Plusieurs poursuites judiciaires ont été initiées à l'encontre des géants de l'intelligence artificielle (IA) générative d'image, notamment pour violation du copyright (l'équivalent du droit d'auteur américain). Ces poursuites ont refroidi nombre de gros clients potentiels et pour apaiser leurs doutes, Adobe et Shutterstock ont récemment fait les gros titres avec l'annonce de protection juridiques pour leurs clients. L'objectif de ces protections juridiques est de couvrir les frais de justice en cas de litige pour violation des droits de propriété intellectuelle d'un tiers dans le cadre de l'utilisation de l'IA générative d'image d'Adobe Firely et de Shutterstock.
Nous proposons ici une première analyse des protections juridiques proposées par Adobe et Shutterstock afin d'aider les utilisateurs à mieux comprendre leurs implications.
L'entreprise qui communique sur l'entraînement de son IA grâce à des contenus sous licence ou libres de droits mise sur un examen a priori des images générées. Plus de détails sont à venir, pour l'instant la FAQ publiée par Adobe [1] précise que cette protection juridique ne bénéficiera qu'aux entreprises et qu'elle sera proposée sous la forme d'un service payant. Les conditions et exclusions applicables à cette garantie n'ont pas encore été dévoilées. Mais pour avoir une idée des clauses d'exclusion de responsabilité qui pourraient figurer dans la protection juridique d'Adobe, nous pouvons noter l'intervention remarquée du VP d'Adobe devant le Sénat américain le 12 juillet dernier, sollicitant une nouvelle loi fédérale qui pénaliserait les utilisateurs qui se servent d'une IA générative dans le but spécifique d'imiter le style d'un artiste. L'adoption d'une telle loi aurait pour effet de faire peser la responsabilité d'une violation des droits d'un tiers sur l'utilisateur de l'IA plutôt que sur l'entreprise qui met à disposition le service d'IA générative... Affaire à suivre.

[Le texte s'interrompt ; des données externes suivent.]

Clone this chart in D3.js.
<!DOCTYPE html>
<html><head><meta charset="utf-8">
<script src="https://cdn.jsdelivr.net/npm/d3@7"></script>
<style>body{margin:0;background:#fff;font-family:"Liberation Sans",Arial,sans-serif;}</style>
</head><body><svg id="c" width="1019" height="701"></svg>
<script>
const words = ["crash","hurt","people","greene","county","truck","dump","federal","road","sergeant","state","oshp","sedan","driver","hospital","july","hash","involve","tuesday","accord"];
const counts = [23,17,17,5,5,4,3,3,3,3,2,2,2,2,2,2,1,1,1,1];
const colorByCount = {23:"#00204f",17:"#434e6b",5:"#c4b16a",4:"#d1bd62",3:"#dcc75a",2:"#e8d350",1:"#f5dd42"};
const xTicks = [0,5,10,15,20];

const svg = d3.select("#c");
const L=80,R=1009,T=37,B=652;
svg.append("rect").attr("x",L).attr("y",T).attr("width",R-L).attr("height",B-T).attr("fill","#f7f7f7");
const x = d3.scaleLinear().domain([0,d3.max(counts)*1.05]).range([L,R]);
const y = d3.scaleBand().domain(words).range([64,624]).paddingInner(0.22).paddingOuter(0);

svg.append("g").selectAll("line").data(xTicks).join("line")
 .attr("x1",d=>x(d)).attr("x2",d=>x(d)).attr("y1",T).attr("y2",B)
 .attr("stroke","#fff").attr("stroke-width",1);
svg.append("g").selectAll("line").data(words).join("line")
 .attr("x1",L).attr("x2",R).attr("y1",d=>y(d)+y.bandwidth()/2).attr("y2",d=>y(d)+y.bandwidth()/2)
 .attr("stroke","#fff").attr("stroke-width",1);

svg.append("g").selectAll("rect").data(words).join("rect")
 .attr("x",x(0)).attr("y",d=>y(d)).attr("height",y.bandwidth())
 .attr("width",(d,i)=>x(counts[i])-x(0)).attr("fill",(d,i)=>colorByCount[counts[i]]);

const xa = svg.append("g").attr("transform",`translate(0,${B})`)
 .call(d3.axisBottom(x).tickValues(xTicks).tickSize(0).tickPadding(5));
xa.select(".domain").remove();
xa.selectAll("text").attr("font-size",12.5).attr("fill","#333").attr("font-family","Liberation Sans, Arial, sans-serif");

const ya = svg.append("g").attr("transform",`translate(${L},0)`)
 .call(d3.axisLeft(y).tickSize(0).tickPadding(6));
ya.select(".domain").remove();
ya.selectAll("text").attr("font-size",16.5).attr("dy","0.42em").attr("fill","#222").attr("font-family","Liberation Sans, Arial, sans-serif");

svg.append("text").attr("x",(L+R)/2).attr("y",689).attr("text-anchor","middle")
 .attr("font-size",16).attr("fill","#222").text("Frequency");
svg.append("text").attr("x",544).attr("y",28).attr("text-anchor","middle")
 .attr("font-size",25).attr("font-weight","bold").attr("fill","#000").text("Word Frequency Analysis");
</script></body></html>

C'est un examen a posteriori qui est proposé pour les images générées par l'IA de Shutterstock. Cette IA générative a été développée en partenariat avec OpenAI, société avec laquelle Shutterstock a récemment renouvelé sa coopération pour six années supplémentaires (l'IA de DALL-E continuera donc de s'entraîner sur la banque d'images de Shutterstock). Les utilisateurs de Shutterstock pourront solliciter un examen (effectué par un humain) de leur contenu afin de vérifier qu'il ne porte pas atteinte aux droits d'un tiers. Attention cependant, la protection juridique ne sera accordée que sur validation de cet examen. La pratique nous dira avec quel niveau de sévérité les images seront jugées éligibles ou non à cette protection juridique, puisqu'ici, le risque majeur serait une évaluation frileuse de la part de Shutterstock et donc une efficacité limitée de sa protection juridique.

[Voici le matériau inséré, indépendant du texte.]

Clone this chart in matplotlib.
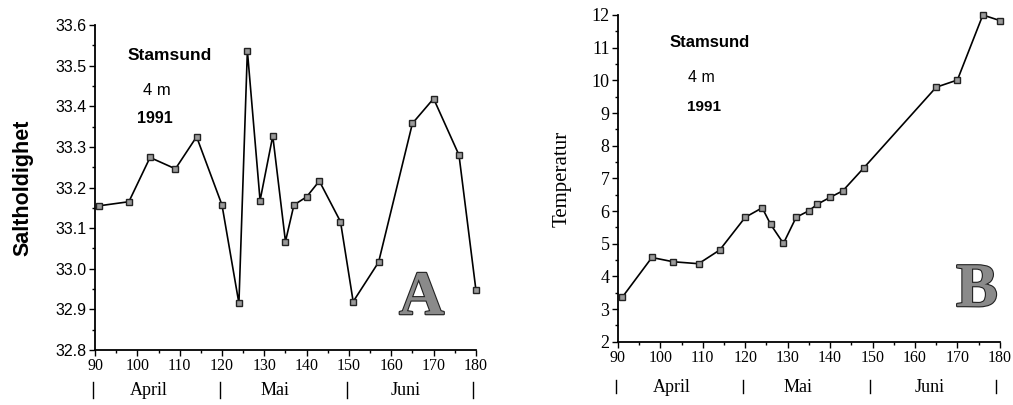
import matplotlib
matplotlib.use('Agg')
import matplotlib.pyplot as plt
import matplotlib.patheffects as pe
from matplotlib.ticker import MultipleLocator
import numpy as np

# salinity, panel A
day_a = [91, 98, 103, 109, 114, 120, 124, 126, 129, 132, 135, 137, 140, 143,
         148, 151, 157, 165, 170, 176, 180]
salt = [33.155, 33.165, 33.274, 33.246, 33.325, 33.157, 32.915, 33.537, 33.168,
        33.327, 33.067, 33.157, 33.177, 33.216, 33.116, 32.919, 33.016, 33.358,
        33.419, 33.28, 32.948]

# temperature, panel B
day_b = [91, 98, 103, 109, 114, 120, 124, 126, 129, 132, 135, 137, 140, 143,
         148, 165, 170, 176, 180]
temp = [3.36, 4.58, 4.45, 4.39, 4.81, 5.81, 6.1, 5.59, 5.01, 5.81, 6.01, 6.21,
        6.42, 6.62, 7.33, 9.79, 10.01, 12.0, 11.83]

month_names = ['April', 'Mai', 'Juni']
month_centers = [102.7, 132.4, 163.5]
month_edges = [89.5, 119.5, 149.5, 179.2]

SERIF = 'Liberation Serif'
SANS = 'Liberation Sans'


def style_axes(ax, ymaj, ymin):
    for s in ['top', 'right']:
        ax.spines[s].set_visible(False)
    for s in ['left', 'bottom']:
        ax.spines[s].set_linewidth(1.3)
    ax.set_xlim(90, 180)
    ax.set_xticks(range(90, 181, 10))
    ax.xaxis.set_minor_locator(MultipleLocator(5))
    ax.yaxis.set_major_locator(MultipleLocator(ymaj))
    ax.yaxis.set_minor_locator(MultipleLocator(ymin))
    ax.tick_params(axis='both', which='major', direction='out', length=4, width=1, pad=2)
    ax.tick_params(axis='both', which='minor', direction='out', length=2.5, width=1)
    for lab in ax.get_xticklabels():
        lab.set_fontfamily(SERIF)
        lab.set_fontsize(11.5)


def months(ax, ybar, ytxt):
    tr = ax.get_xaxis_transform()
    for e in month_edges:
        ax.plot([e, e], ybar, color='black', lw=1, transform=tr, clip_on=False)
    for name, c in zip(month_names, month_centers):
        ax.text(c, ytxt, name, transform=tr, ha='center', va='center',
                fontfamily=SERIF, fontsize=13)


def big_letter(ax, x, y, s):
    t = ax.text(x, y, s, ha='center', va='center', fontfamily=SERIF,
                fontweight='bold', fontsize=45, color='#8a8a8a')
    t.set_path_effects([pe.withStroke(linewidth=1.6, foreground='#222222')])


fig = plt.figure(figsize=(10.13, 4.05), dpi=100)

line_kw = dict(color='black', lw=1.2, marker='s', markersize=4.5,
               markerfacecolor='#9a9a9a', markeredgecolor='#222222',
               markeredgewidth=1, clip_on=False)

# Panel A
ax1 = fig.add_axes([0.0938, 0.136, 0.376, 0.802])
ax1.plot(day_a, salt, **line_kw)
ax1.set_ylim(32.8, 33.6)
style_axes(ax1, 0.1, 0.05)
ax1.set_yticks(np.arange(32.8, 33.61, 0.1))
ax1.set_yticklabels(['%.1f' % v for v in np.arange(32.8, 33.61, 0.1)],
                    fontfamily=SANS, fontsize=11.5)
ax1.set_ylabel('Saltholdighet', fontfamily=SANS, fontweight='bold', fontsize=15.5,
               labelpad=16)
ax1.text(107.7, 33.526, 'Stamsund', ha='center', va='center', fontfamily=SANS,
         fontweight='bold', fontsize=12.5)
ax1.text(104.6, 33.44, '4 m', ha='center', va='center', fontfamily=SANS, fontsize=12)
ax1.text(104.2, 33.37, '1991', ha='center', va='center', fontfamily=SANS,
         fontweight='bold', fontsize=11.5)
big_letter(ax1, 167.2, 32.925, 'A')
months(ax1, [-0.098, -0.148], -0.125)

# Panel B
ax2 = fig.add_axes([0.610, 0.156, 0.377, 0.807])
ax2.plot(day_b, temp, **line_kw)
ax2.set_ylim(2, 12)
style_axes(ax2, 1, 0.5)
for lab in ax2.get_yticklabels():
    lab.set_fontfamily(SERIF)
    lab.set_fontsize(13)
ax2.set_ylabel('Temperatur', fontfamily=SERIF, fontsize=15, labelpad=14)
ax2.text(111.6, 11.15, 'Stamsund', ha='center', va='center', fontfamily=SANS,
         fontweight='bold', fontsize=12)
ax2.text(109.7, 10.09, '4 m', ha='center', va='center', fontfamily=SANS, fontsize=11.5)
ax2.text(110.2, 9.19, '1991', ha='center', va='center', fontfamily=SANS,
         fontweight='bold', fontsize=11)
big_letter(ax2, 174.6, 3.55, 'B')
months(ax2, [-0.116, -0.156], -0.14)

fig.savefig('out.png', dpi=100)
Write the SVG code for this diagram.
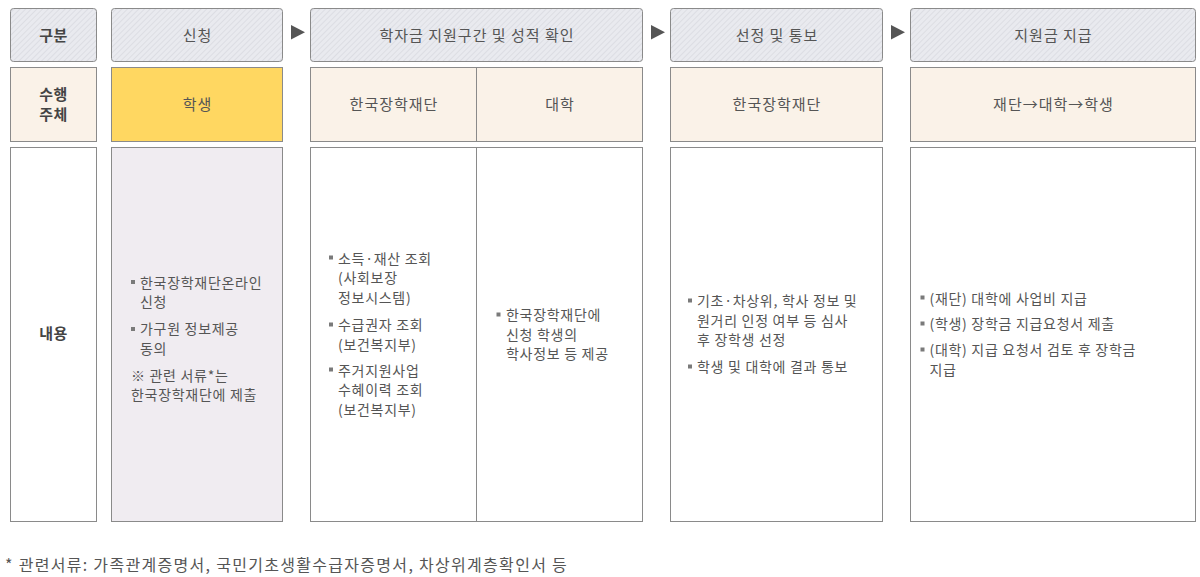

Si les actions en contrefaçon peuvent s'exercer sur le terrain civil, il existe également un volet pénal du délit de contrefaçon détaillé aux articles L335-1 à L335-9 du Code de la propriété intellectuelle. Les amendes sanctionnant le délit de contrefaçon peuvent atteindre 750 000€ et peuvent être assorties d'une peine de prison pouvant aller jusqu'à sept ans. Or, le principe de la personnalité des peines en droit pénal s'oppose à ce qu'une personne soit indemnisée des conséquences de sa propre responsabilité pénale.
En d'autres termes : nul n'est responsable pénalement que de son propre fait, or la contrefaçon est un délit.

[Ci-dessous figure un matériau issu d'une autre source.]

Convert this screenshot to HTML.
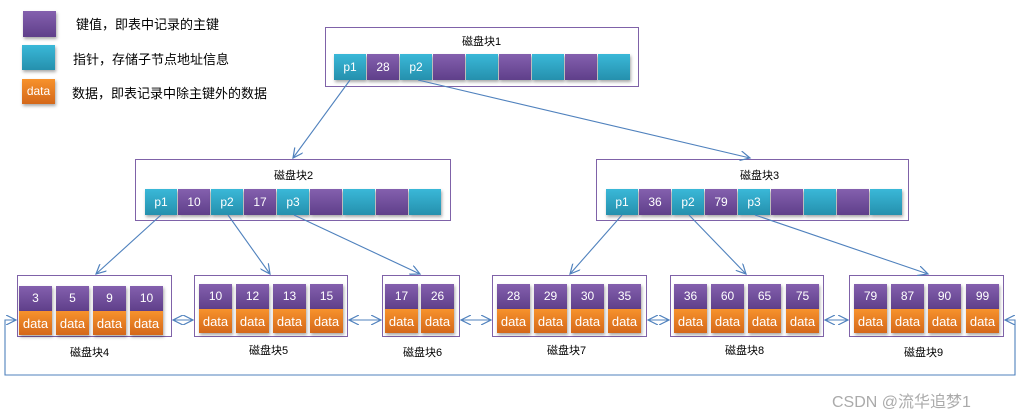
<!DOCTYPE html>
<html><head><meta charset="utf-8"><style>
body{margin:0;width:1020px;height:417px;background:#fff;position:relative;overflow:hidden;font-family:"Liberation Sans","Noto Sans CJK SC",sans-serif}
div{position:absolute;box-sizing:border-box}
.b{border:1.5px solid #7f62a8;background:#fff}
.c{width:32px;height:26px;color:#fff;font-size:12px;text-align:center;line-height:26px;box-shadow:1px 2px 3px rgba(0,0,0,.35)}
.k{background:linear-gradient(#8460ae,#5f3f8a)}
.p{background:linear-gradient(#3ab8d8,#2590ad)}
.d{background:linear-gradient(#f7922c,#d4681a);height:24px;line-height:23px;font-size:13px}
.lk{width:33px;height:25px;line-height:25px}
.t{font-size:11px;color:#000;white-space:nowrap}
.lg{font-size:13px;color:#000;white-space:nowrap}
svg{position:absolute;left:0;top:0}
</style></head><body>
<div class="c k" style="left:23px;top:11px;width:33px;height:26px"></div>
<div class="c p" style="left:22px;top:45px;width:33px;height:25px"></div>
<div class="c d" style="left:22px;top:79px;width:33px;height:25px;line-height:24px;font-size:12px">data</div>
<div class="lg" style="left:76px;top:14px">键值，即表中记录的主键</div>
<div class="lg" style="left:73px;top:49px">指针，存储子节点地址信息</div>
<div class="lg" style="left:72px;top:83px">数据，即表记录中除主键外的数据</div>

<div class="b" style="left:325px;top:27px;width:314px;height:60px"></div>
<div class="t" style="left:462px;top:33px">磁盘块1</div>
<div class="c p" style="left:334px;top:54px">p1</div><div class="c k" style="left:367px;top:54px">28</div><div class="c p" style="left:400px;top:54px">p2</div><div class="c k" style="left:433px;top:54px"></div><div class="c p" style="left:466px;top:54px"></div><div class="c k" style="left:499px;top:54px"></div><div class="c p" style="left:532px;top:54px"></div><div class="c k" style="left:565px;top:54px"></div><div class="c p" style="left:598px;top:54px"></div>

<div class="b" style="left:135px;top:159px;width:316px;height:62px"></div>
<div class="t" style="left:274px;top:167px">磁盘块2</div>
<div class="c p" style="left:145px;top:189px">p1</div><div class="c k" style="left:178px;top:189px">10</div><div class="c p" style="left:211px;top:189px">p2</div><div class="c k" style="left:244px;top:189px">17</div><div class="c p" style="left:277px;top:189px">p3</div><div class="c k" style="left:310px;top:189px"></div><div class="c p" style="left:343px;top:189px"></div><div class="c k" style="left:376px;top:189px"></div><div class="c p" style="left:409px;top:189px"></div>

<div class="b" style="left:596px;top:159px;width:313px;height:62px"></div>
<div class="t" style="left:740px;top:167px">磁盘块3</div>
<div class="c p" style="left:606px;top:189px">p1</div><div class="c k" style="left:639px;top:189px">36</div><div class="c p" style="left:672px;top:189px">p2</div><div class="c k" style="left:705px;top:189px">79</div><div class="c p" style="left:738px;top:189px">p3</div><div class="c k" style="left:771px;top:189px"></div><div class="c p" style="left:804px;top:189px"></div><div class="c k" style="left:837px;top:189px"></div><div class="c p" style="left:870px;top:189px"></div>

<div class="b" style="left:17px;top:275px;width:155px;height:62px"></div>
<div class="t" style="left:70px;top:344px">磁盘块4</div>
<div class="c k lk" style="left:19px;top:286px">3</div><div class="c d lk" style="left:19px;top:311px;height:24px">data</div>
<div class="c k lk" style="left:56px;top:286px">5</div><div class="c d lk" style="left:56px;top:311px;height:24px">data</div>
<div class="c k lk" style="left:93px;top:286px">9</div><div class="c d lk" style="left:93px;top:311px;height:24px">data</div>
<div class="c k lk" style="left:130px;top:286px">10</div><div class="c d lk" style="left:130px;top:311px;height:24px">data</div>

<div class="b" style="left:194px;top:275px;width:154px;height:62px"></div>
<div class="t" style="left:249px;top:342px">磁盘块5</div>
<div class="c k lk" style="left:199px;top:284px">10</div><div class="c d lk" style="left:199px;top:309px;height:24px">data</div>
<div class="c k lk" style="left:236px;top:284px">12</div><div class="c d lk" style="left:236px;top:309px;height:24px">data</div>
<div class="c k lk" style="left:273px;top:284px">13</div><div class="c d lk" style="left:273px;top:309px;height:24px">data</div>
<div class="c k lk" style="left:310px;top:284px">15</div><div class="c d lk" style="left:310px;top:309px;height:24px">data</div>

<div class="b" style="left:382px;top:275px;width:78px;height:62px"></div>
<div class="t" style="left:403px;top:344px">磁盘块6</div>
<div class="c k lk" style="left:385px;top:284px">17</div><div class="c d lk" style="left:385px;top:309px;height:24px">data</div>
<div class="c k lk" style="left:421px;top:284px">26</div><div class="c d lk" style="left:421px;top:309px;height:24px">data</div>

<div class="b" style="left:492px;top:275px;width:155px;height:62px"></div>
<div class="t" style="left:547px;top:342px">磁盘块7</div>
<div class="c k lk" style="left:497px;top:284px">28</div><div class="c d lk" style="left:497px;top:309px;height:24px">data</div>
<div class="c k lk" style="left:534px;top:284px">29</div><div class="c d lk" style="left:534px;top:309px;height:24px">data</div>
<div class="c k lk" style="left:571px;top:284px">30</div><div class="c d lk" style="left:571px;top:309px;height:24px">data</div>
<div class="c k lk" style="left:608px;top:284px">35</div><div class="c d lk" style="left:608px;top:309px;height:24px">data</div>

<div class="b" style="left:670px;top:275px;width:154px;height:62px"></div>
<div class="t" style="left:725px;top:342px">磁盘块8</div>
<div class="c k lk" style="left:674px;top:284px">36</div><div class="c d lk" style="left:674px;top:309px;height:24px">data</div>
<div class="c k lk" style="left:711px;top:284px">60</div><div class="c d lk" style="left:711px;top:309px;height:24px">data</div>
<div class="c k lk" style="left:748px;top:284px">65</div><div class="c d lk" style="left:748px;top:309px;height:24px">data</div>
<div class="c k lk" style="left:786px;top:284px">75</div><div class="c d lk" style="left:786px;top:309px;height:24px">data</div>

<div class="b" style="left:849px;top:275px;width:155px;height:62px"></div>
<div class="t" style="left:904px;top:344px">磁盘块9</div>
<div class="c k lk" style="left:854px;top:284px">79</div><div class="c d lk" style="left:854px;top:309px;height:24px">data</div>
<div class="c k lk" style="left:891px;top:284px">87</div><div class="c d lk" style="left:891px;top:309px;height:24px">data</div>
<div class="c k lk" style="left:928px;top:284px">90</div><div class="c d lk" style="left:928px;top:309px;height:24px">data</div>
<div class="c k lk" style="left:966px;top:284px">99</div><div class="c d lk" style="left:966px;top:309px;height:24px">data</div>

<svg width="1020" height="417">
<defs><marker id="a" markerWidth="12" markerHeight="10" refX="10" refY="5" orient="auto-start-reverse" markerUnits="userSpaceOnUse"><path d="M0,0 L10,5 L0,10" fill="none" stroke="#4f81bd" stroke-width="1.2"/></marker></defs>
<g stroke="#4f81bd" stroke-width="1.1" fill="none" marker-end="url(#a)">
<line x1="350" y1="80" x2="293" y2="158"/>
<line x1="418" y1="80" x2="750" y2="158"/>
<line x1="161" y1="215" x2="96" y2="274"/>
<line x1="228" y1="215" x2="270" y2="274"/>
<line x1="294" y1="215" x2="420" y2="274"/>
<line x1="622" y1="215" x2="570" y2="274"/>
<line x1="689" y1="215" x2="746" y2="274"/>
<line x1="755" y1="215" x2="928" y2="274"/>
<line x1="173" y1="320" x2="193" y2="320" marker-start="url(#a)"/>
<line x1="349" y1="320" x2="381" y2="320" marker-start="url(#a)"/>
<line x1="461" y1="320" x2="491" y2="320" marker-start="url(#a)"/>
<line x1="648" y1="320" x2="669" y2="320" marker-start="url(#a)"/>
<line x1="825" y1="320" x2="848" y2="320" marker-start="url(#a)"/>
<polyline points="1005,320 1015,320 1015,375 5,375 5,320 16,320" marker-start="url(#a)"/>
</g>
</svg>
<div style="left:832px;top:388px;font-size:16px;color:#aaa;white-space:nowrap">CSDN @流华追梦1</div>
</body></html>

Ce principe empêchera donc la prise en charge des frais liés à la responsabilité pénale de l'auteur d'une contrefaçon et sera de nature à limiter drastiquement l'effet de la garantie commerciale proposée notamment par Adobe et Shutterstock.
Au-delà des protections juridiques offertes par Adobe et Shutterstock, il est important de noter l'importance d'un accompagnement juridique spécialisé. Les nuances du droit de la propriété intellectuelle, combinées à la complexité de la technologie de l'IA générative, peuvent rendre l'évaluation des risques inhérents à l'utilisation commerciale des créations générées par l'IA plus technique qu'il n'y paraît.
Pour ne prendre aucun risque, veillez à solliciter les conseils d'un spécialiste de la propriété intellectuelle formé aux enjeux de l'IA générative. Il pourra vous aider à comprendre les limites des protections juridiques offertes par les entreprises qui mettent à disposition un service d'IA générative telles qu'Adobe et Shutterstock, et identifier d'autres mesures pour éviter tout risque de poursuites judiciaires à votre encontre.